Sardar: Hello kon bol raha hai?
Other side: Ji, main bol raha hon.
Sardar: oye ye to kamal ho gia,
idhar se bhi main hi bol raha hon.
Teacher to Sardar: What is Number Seven, Even or Odd
Sardar: Even
Teacher: How can you make seven even?
Sardar:Remove the S!!
Sardar made a call to the airport.
Asked,”How long is the journey from Punjab to America?”

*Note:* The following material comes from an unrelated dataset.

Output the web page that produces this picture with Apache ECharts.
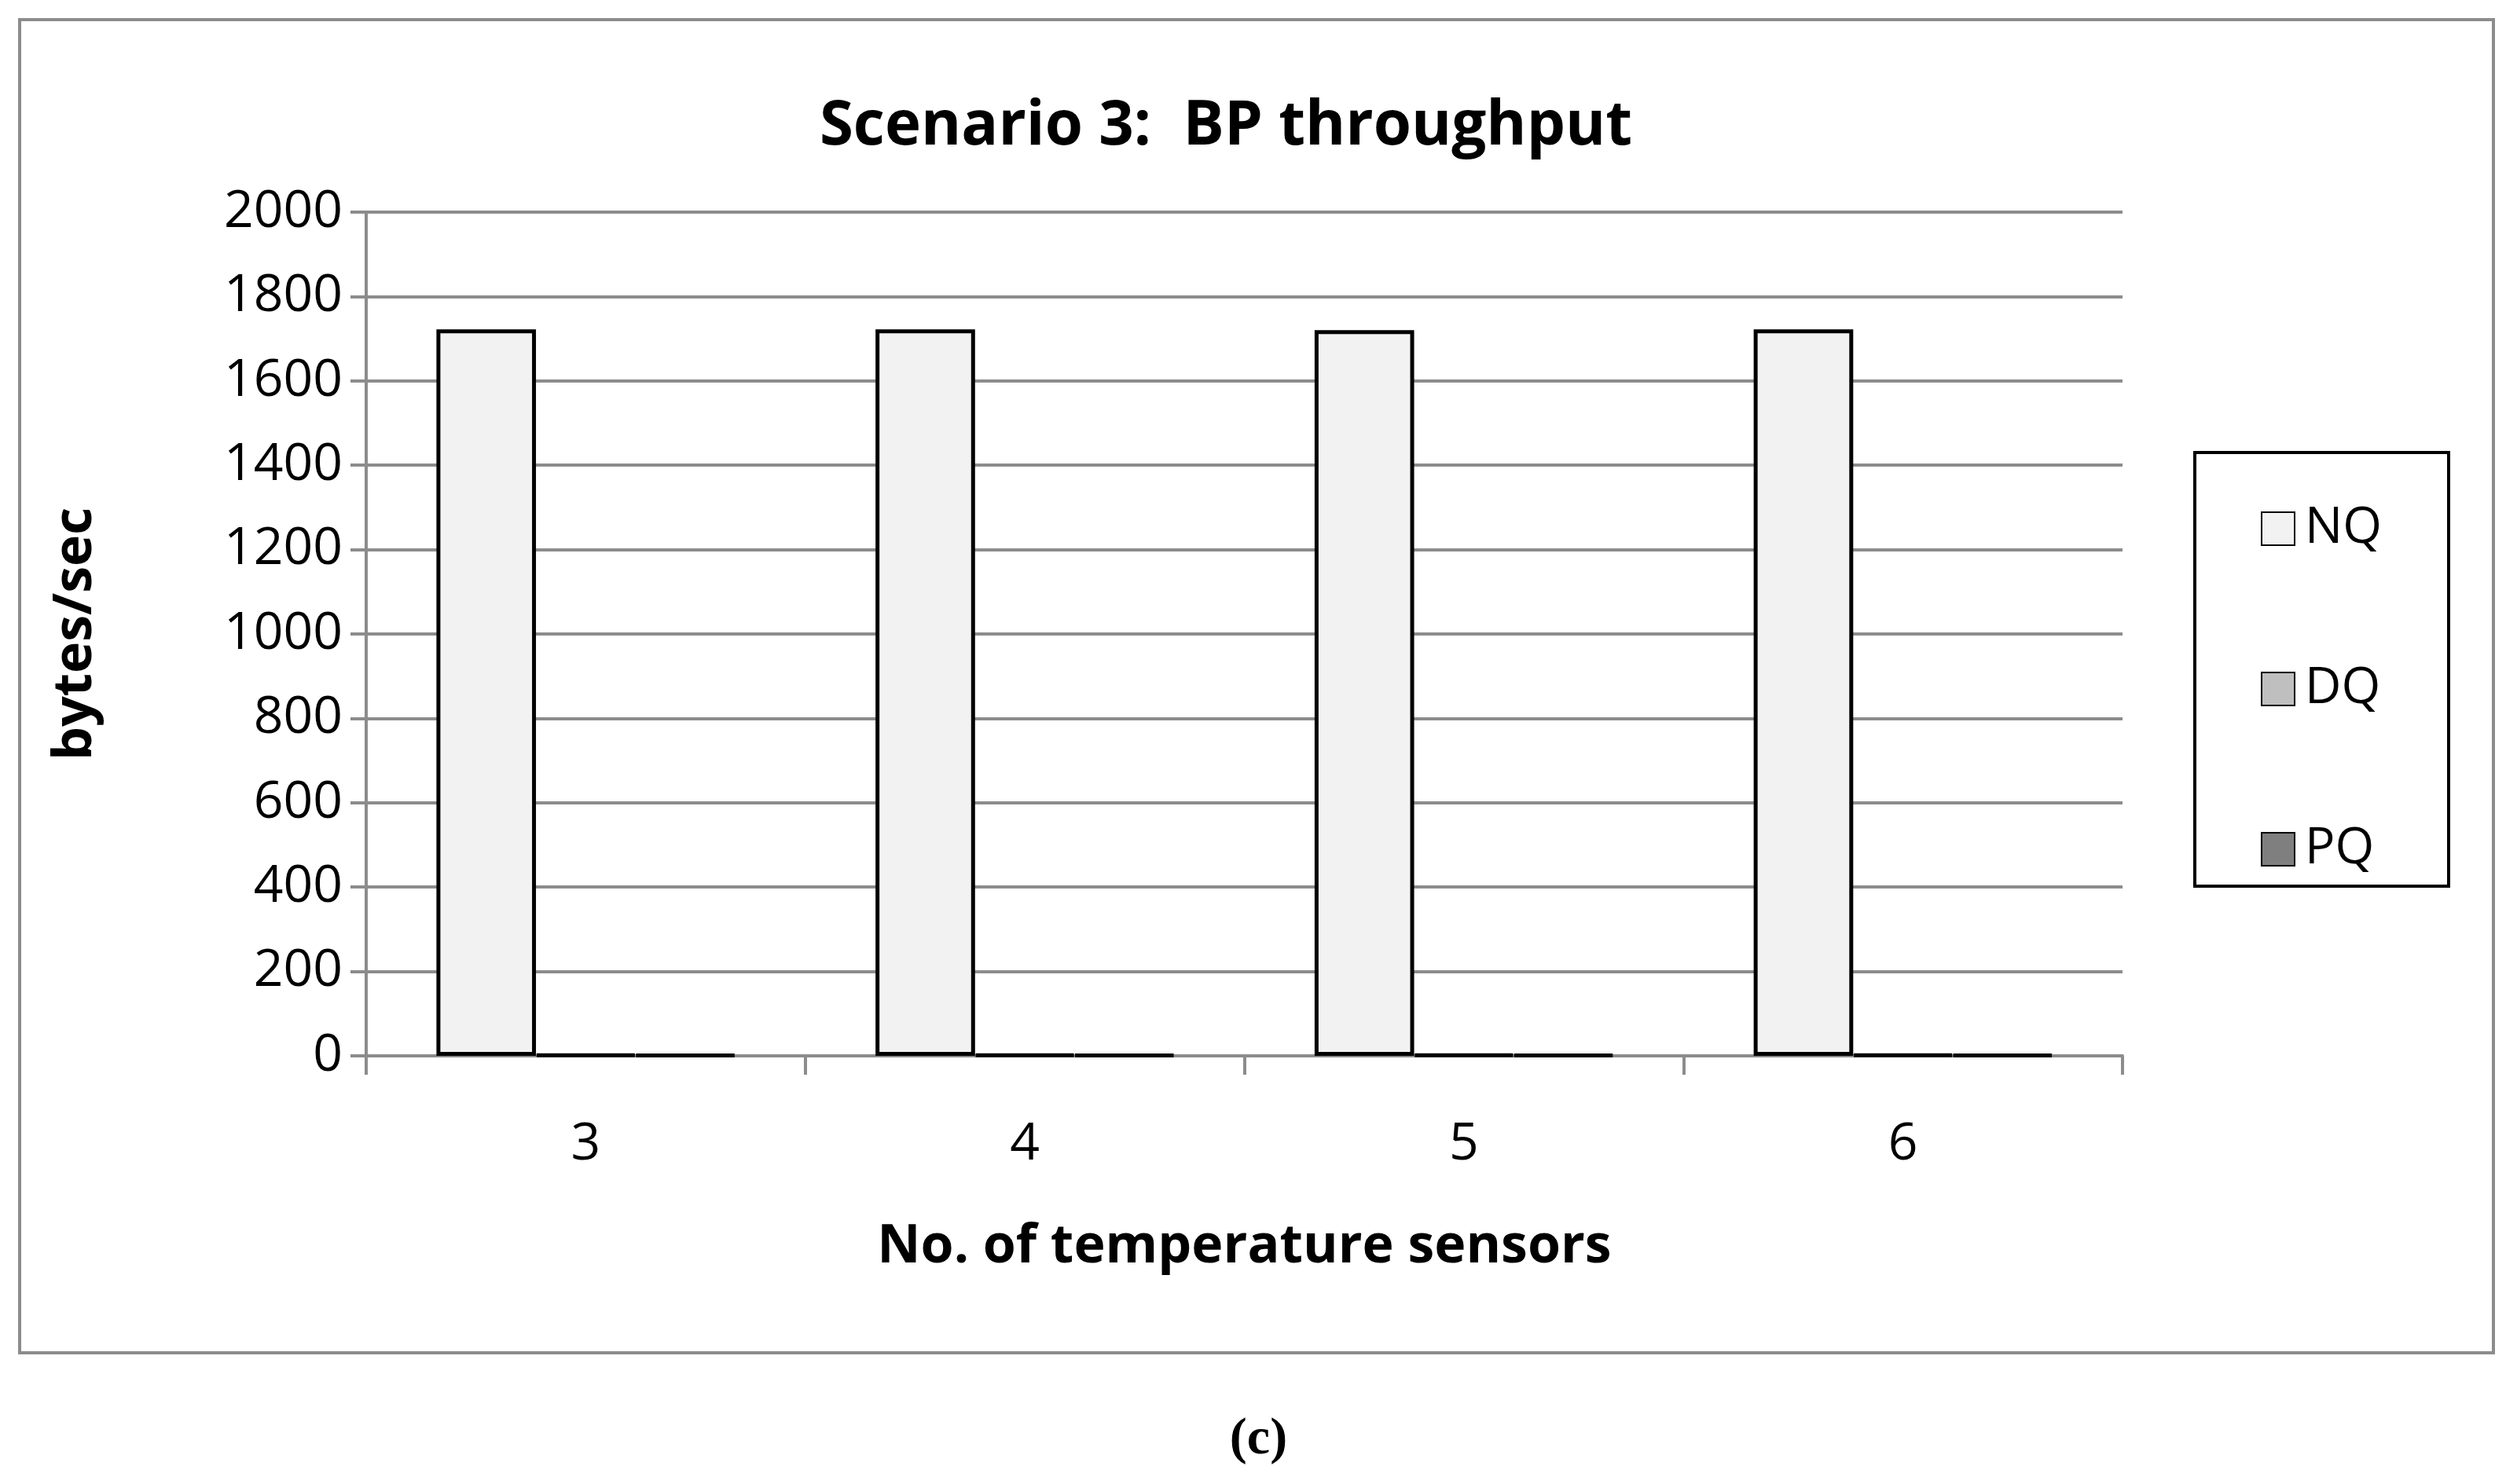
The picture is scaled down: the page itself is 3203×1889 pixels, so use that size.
<!DOCTYPE html>
<html><head><meta charset="utf-8">
<script src="https://cdn.jsdelivr.net/npm/echarts@6/dist/echarts.min.js"></script>
<style>html,body{margin:0;padding:0;background:#fff}#c{width:3203px;height:1889px}</style>
</head><body><div id="c"></div>
<script>
var categories = ['3','4','5','6'];
var nq = [1722, 1722, 1720, 1722];
var dq = [3, 3, 3, 3];
var pq = [2, 2, 2, 2];
var yTicks = [0,200,400,600,800,1000,1200,1400,1600,1800,2000];
var F = "'Open Sans', 'Liberation Sans', sans-serif";
var chart = echarts.init(document.getElementById('c'));
var barStyle = function(c){return {color:c,borderColor:'#000',borderWidth:5};};
chart.setOption({
  animation:false,
  graphic:[
    {type:'rect',shape:{x:25,y:25,width:3148,height:1697},style:{fill:'none',stroke:'#8c8c8c',lineWidth:4}},
    {type:'text',left:'center',top:1800,style:{text:'(c)',font:"bold 66px 'Liberation Serif', serif",fill:'#000'}},
    {type:'rect',shape:{x:2793,y:576,width:323,height:552},style:{fill:'#fff',stroke:'#000',lineWidth:4}}
  ],
  title:{text:'Scenario 3:  BP throughput',left:1555,textAlign:'center',top:118,textStyle:{fontFamily:F,fontWeight:'bold',fontSize:78,color:'#000'}},
  legend:{orient:'vertical',left:2872,top:636,itemGap:140,itemWidth:42,itemHeight:42,icon:'rect',
    textStyle:{fontFamily:F,fontSize:64,color:'#000',padding:[0,0,0,8]},data:['NQ','DQ','PQ']},
  grid:{left:466,right:502,top:270,bottom:545},
  xAxis:{type:'category',data:categories,
    axisLine:{lineStyle:{color:'#8c8c8c',width:4}},
    axisTick:{show:true,length:24,lineStyle:{color:'#8c8c8c',width:4}},
    axisLabel:{fontFamily:F,fontSize:66,color:'#000',margin:80},
    name:'No. of temperature sensors',nameLocation:'middle',nameGap:210,
    nameTextStyle:{fontFamily:F,fontSize:68,fontWeight:'bold',color:'#000'}},
  yAxis:{type:'value',min:0,max:2000,interval:200,
    axisLine:{show:true,lineStyle:{color:'#8c8c8c',width:4}},
    axisTick:{show:true,length:20,lineStyle:{color:'#8c8c8c',width:4}},
    splitLine:{lineStyle:{color:'#8c8c8c',width:4}},
    axisLabel:{fontFamily:F,fontSize:66,color:'#000',margin:30,formatter:function(v){return String(v);}},
    name:'bytes/sec',nameLocation:'middle',nameGap:335,nameRotate:90,
    nameTextStyle:{fontFamily:F,fontSize:68,fontWeight:'bold',color:'#000'}},
  series:[
    {name:'NQ',type:'bar',data:nq,itemStyle:barStyle('#f2f2f2'),barGap:'0%',barCategoryGap:'32%'},
    {name:'DQ',type:'bar',data:dq,itemStyle:barStyle('#bfbfbf')},
    {name:'PQ',type:'bar',data:pq,itemStyle:barStyle('#7f7f7f')}
  ]
});
</script></body></html>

Receiptionist: “One second sir….”.
Sardar: Ok, thank you..!!!
Sardar sent SMS to his BOSS:
“Me sick, no work”
Boss SMS back:
“When I am sick I kiss my wife try it”
2 hours later sardar sms 2 boss:
“Me ok, ur wife very sweet”
Sardar to doctor:
When I sleep, monkeys
play football in my dreams.
Dr:No problem,
just take this medicine b4 sleep.
Sardar: Kal se khaonga aaj final hai.
Lawyer to sardar:geeta pe hath rakho
Sardar:Kamal hai, Seeta pe hath rakha
to baat court tak pohanch gaye,
ab bol raha he geeta pe hath rakho:p
Sardar saw a very high Airtel Tower
& red light glowing on the top,
seeing this he said “India is developing fast,
see there are traffic signals for Aeroplane in the air
Interviewer:what is skeleton?
Sardar:Sir, skeleton is a person
who started dieting but forgot to stop it..!!!
In bio practical:
Examiner:Tell me the name of
this bird by seeing it’s legs only?
Sardar:I don’t know.
Examiner:You failed, what’s your name?
Sardar:See my legs & tell my name
1st ever intelligent sardar.
Teacher: what do u call a person
who cannot hear anything?
sardar: u can call him anything,
because he cannot hear anything:-)
A sardar goes to a restaurant
and his cell phone rings.
Wife: How are you?
Surprised Sardarji:Oji I am fine but
how did you know where I was?
A sardarji goes to a chinese restaurant
and puts his finger
on the last of menu: Bring this.
Waiter: Oh! you can’t get it
because he is the owner of restaurant.